3/ « Entretenir sa culture d’entreprise dont certaines caractéristiques sont : le respect des personnes, le partage, la recherche de la différence, la culture du risque, et du défi, la curiosité pour l’inconnu : pousser, élargir, explorer les savoirs et compétences au-delà de ceux existants dans l’entreprise, la remise en cause comme outil de performance ».
4/ « Travailler avec des systèmes de distribution ne mettant pas en péril les valeurs de l’entreprise ni son indépendance ; »
Sur ce point il fallait notamment faire accepter par l’ensemble des actionnaires les évolutions des modèles de de la grande distribution.

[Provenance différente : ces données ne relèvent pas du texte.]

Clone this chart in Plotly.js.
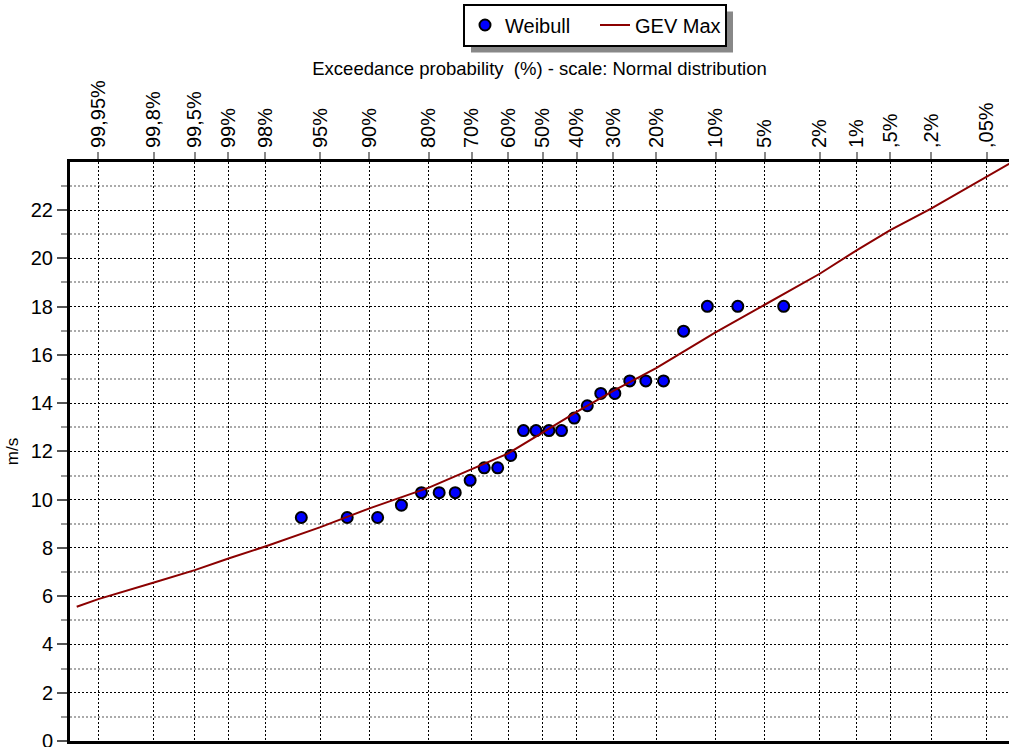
<!DOCTYPE html>
<html>
<head>
<meta charset="utf-8">
<script src="https://cdn.plot.ly/plotly-3.0.1.min.js"></script>
<style>
  html, body { margin: 0; padding: 0; background: #fff; }
  #chart { width: 1009px; height: 747px; }
</style>
</head>
<body>
<div id="chart"></div>
<script>
// Annual maximum wind speeds (m/s) with Weibull plotting positions (exceedance, %)
const weibullExceedance = [96.3, 92.6, 88.9, 85.2, 81.5, 77.8, 74.1, 70.4, 66.7, 63.0, 59.3, 55.6, 51.9,
                           48.1, 44.4, 40.7, 37.0, 33.3, 29.6, 25.9, 22.2, 18.5, 14.8, 11.1, 7.4, 3.7];
const weibullSpeed = [9.26, 9.26, 9.26, 9.77, 10.29, 10.29, 10.29, 10.80, 11.32, 11.32, 11.83, 12.86, 12.86,
                      12.86, 12.86, 13.38, 13.89, 14.40, 14.40, 14.92, 14.92, 14.92, 16.98, 18.01, 18.01, 18.01];

// Fitted GEV (maxima) quantile curve
const gevExceedance = [99.972, 99.95, 99.8, 99.5, 99, 98, 95, 90, 80, 70, 60, 50, 40, 30, 20, 10, 5, 2, 1, 0.5, 0.2, 0.05, 0.027];
const gevSpeed = [5.56, 5.88, 6.57, 7.08, 7.56, 8.06, 8.86, 9.64, 10.50, 11.27, 11.92, 12.78, 13.64, 14.51, 15.45, 16.93, 18.07, 19.36, 20.33, 21.17, 22.06, 23.38, 23.93];

// Top-axis probability ticks
const tickExceedance = [99.95, 99.8, 99.5, 99, 98, 95, 90, 80, 70, 60, 50, 40, 30, 20, 10, 5, 2, 1, 0.5, 0.2, 0.05];
const tickLabels = ["99,95%", "99,8%", "99,5%", "99%", "98%", "95%", "90%", "80%", "70%", "60%", "50%",
                    "40%", "30%", "20%", "10%", "5%", "2%", "1%", ",5%", ",2%", ",05%"];
const speedTicks = [0, 2, 4, 6, 8, 10, 12, 14, 16, 18, 20, 22];
const speedMinorTicks = [1, 3, 5, 7, 9, 11, 13, 15, 17, 19, 21, 23];

// Inverse standard normal CDF (Acklam's rational approximation)
function normInv(p) {
  const a = [-3.969683028665376e+01, 2.209460984245205e+02, -2.759285104469687e+02, 1.383577518672690e+02, -3.066479806614716e+01, 2.506628277386502e+00];
  const b = [-5.447609879822406e+01, 1.615858368580409e+02, -1.556989798598866e+02, 6.680131188771972e+01, -1.328068155288572e+01];
  const c = [-7.784894002430293e-03, -3.223964580411365e-01, -2.400758277161838e+00, -2.549671175908990e+00, 4.374664141464968e+00, 2.938163982698783e+00];
  const d = [7.784695709041462e-03, 3.224671290700398e-01, 2.445134137142996e+00, 3.754408661907416e+00];
  const pl = 0.02425, ph = 1 - pl;
  let q, r;
  if (p < pl) {
    q = Math.sqrt(-2 * Math.log(p));
    return (((((c[0]*q+c[1])*q+c[2])*q+c[3])*q+c[4])*q+c[5]) / ((((d[0]*q+d[1])*q+d[2])*q+d[3])*q+1);
  }
  if (p <= ph) {
    q = p - 0.5; r = q * q;
    return (((((a[0]*r+a[1])*r+a[2])*r+a[3])*r+a[4])*r+a[5])*q / (((((b[0]*r+b[1])*r+b[2])*r+b[3])*r+b[4])*r+1);
  }
  q = Math.sqrt(-2 * Math.log(1 - p));
  return -(((((c[0]*q+c[1])*q+c[2])*q+c[3])*q+c[4])*q+c[5]) / ((((d[0]*q+d[1])*q+d[2])*q+d[3])*q+1);
}
// exceedance (%) -> standard normal variate
const probit = e => normInv(1 - e / 100);

const FONT = "'Liberation Sans', Arial, Helvetica, sans-serif";
const W = 1009, H = 747;
const M = { l: 70, r: 0, t: 162, b: 6 };

const traces = [
  {
    type: "scatter", mode: "markers", name: "Weibull",
    x: weibullExceedance.map(probit), y: weibullSpeed,
    text: weibullExceedance.map(e => e + "%"),
    hovertemplate: "%{text}<br>%{y:.2f} m/s<extra>Weibull</extra>",
    marker: { size: 11, color: "#0000ff", line: { color: "#000", width: 2 } }
  },
  {
    type: "scatter", mode: "lines", name: "GEV Max",
    x: gevExceedance.map(probit), y: gevSpeed,
    text: gevExceedance.map(e => e + "%"),
    hovertemplate: "%{text}<br>%{y:.2f} m/s<extra>GEV Max</extra>",
    line: { color: "#8b0000", width: 2 }
  }
];

const layout = {
  width: W, height: H,
  margin: { l: M.l, r: M.r, t: M.t, b: M.b, pad: 0 },
  paper_bgcolor: "#fff", plot_bgcolor: "#fff",
  font: { family: FONT, size: 20, color: "#000" },
  showlegend: true,
  legend: {
    orientation: "h",
    x: (463 - M.l) / (W - M.l - M.r), xanchor: "left",
    y: (H - M.b - 3.5) / (H - M.t - M.b), yanchor: "top",
    bgcolor: "#fff", bordercolor: "#000", borderwidth: 2,
    font: { family: FONT, size: 20, color: "#000" },
    itemwidth: 30,
    entrywidth: 85
  },
  xaxis: {
    side: "top",
    range: [-3.5, 3.4556],
    tickmode: "array",
    tickvals: tickExceedance.map(probit),
    ticktext: tickLabels,
    tickangle: -90,
    ticks: "outside", ticklen: 7, tickwidth: 1.5, tickcolor: "#888",
    tickfont: { family: FONT, size: 20, color: "#000" },
    showline: true, linewidth: 3, linecolor: "#000", mirror: true,
    showgrid: true, gridcolor: "#000", gridwidth: 1.3, griddash: "2px,2px",
    zeroline: false,
    title: {
      text: "Exceedance probability\u00a0 (%) - scale: Normal distribution",
      font: { family: FONT, size: 18.5, color: "#000" },
      standoff: 0
    }
  },
  yaxis: {
    range: [0, 23.99],
    tickmode: "array",
    tickvals: speedTicks,
    ticks: "outside", ticklen: 10, tickwidth: 1.5, tickcolor: "#555",
    tickfont: { family: FONT, size: 20, color: "#000" },
    ticklabeloverflow: "allow",
    showline: true, linewidth: 3, linecolor: "#000",
    showgrid: true, gridcolor: "#000", gridwidth: 1.3, griddash: "2px,2px",
    zeroline: false,
    minor: {
      tickmode: "array", tickvals: speedMinorTicks,
      ticks: "outside", ticklen: 6, tickwidth: 1.5, tickcolor: "#999",
      showgrid: true, gridcolor: "#aaa", gridwidth: 1.5
    },
    title: {
      text: "m/s",
      font: { family: FONT, size: 17, color: "#000" },
      standoff: 8
    }
  }
};

const gd = document.getElementById("chart");
Plotly.newPlot(gd, traces, layout, { displayModeBar: false }).then(() => {
  // drop shadow offset behind the rendered legend box
  const bg = gd.querySelector(".legend .bg");
  if (!bg) return;
  const box = bg.getBoundingClientRect();
  const host = gd.getBoundingClientRect();
  const pw = W - M.l - M.r, ph = H - M.t - M.b;
  const off = 7;
  const left = box.left - host.left + off, right = box.right - host.left + off;
  const top = box.top - host.top + off, bottom = box.bottom - host.top + off;
  return Plotly.relayout(gd, {
    shapes: [{
      type: "rect", xref: "paper", yref: "paper", layer: "above",
      x0: (left - M.l) / pw, x1: (right - M.l) / pw,
      y0: (H - M.b - bottom) / ph, y1: (H - M.b - top) / ph,
      fillcolor: "#888", line: { width: 0 }
    }]
  });
});
</script>
</body>
</html>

La « commission à l’objet social étendu » est l’outil que nous avons trouvé pour nous assurer du bon respect de cette démarche. Nous avons donc créé une commission, composée d’aucune partie prenante ! pas de collaborateurs, pas d’actionnaire. Les membres ont été choisis pour leur indépendance d’esprit et leurs compétences et leurs valeurs.
La commission, convoquée par les actionnaires, se réunit a minima 1 fois par an avec le Directeur Général. Elle a la charge d’évaluer la performance de l’entreprise au regard de l’OSE et de ses 9 engagements. Nous avons voulu qu’il y ait le plus d’objectivité possible, que la commission remette un rapport aux actionnaires, que tous les débats au sein de la commission soient retranscrits. L’objectif est vraiment d’entendre toutes les idées pour valider que nous sommes bien en ligne avec l’objet social étendu … Cette commission a réellement un pouvoir de questionnement, elle a une liberté de parole extraordinaire.
Notre engagement est au cœur de notre objet même, empreint d’une conviction, dès l’origine de la société. C’est notre maturité d’actionnaires qui nous a permis de prendre nos décisions en toute sérénité. CAMIF a fait aussi une démarche d’Objet Social Etendu, qu’elle a pilotée en collaboration avec ses parties prenantes. L’histoire des 2 entreprises est très différente, et CAMIF voulait construire un projet en stimulant l’adhésion entre collaborateurs, fournisseurs et clients. Nos deux modèles sont différents donc et la vérité est qu’il n’y a pas qu’un seul modèle.
Ce qui est important c’est d’être sincère dans sa démarche ».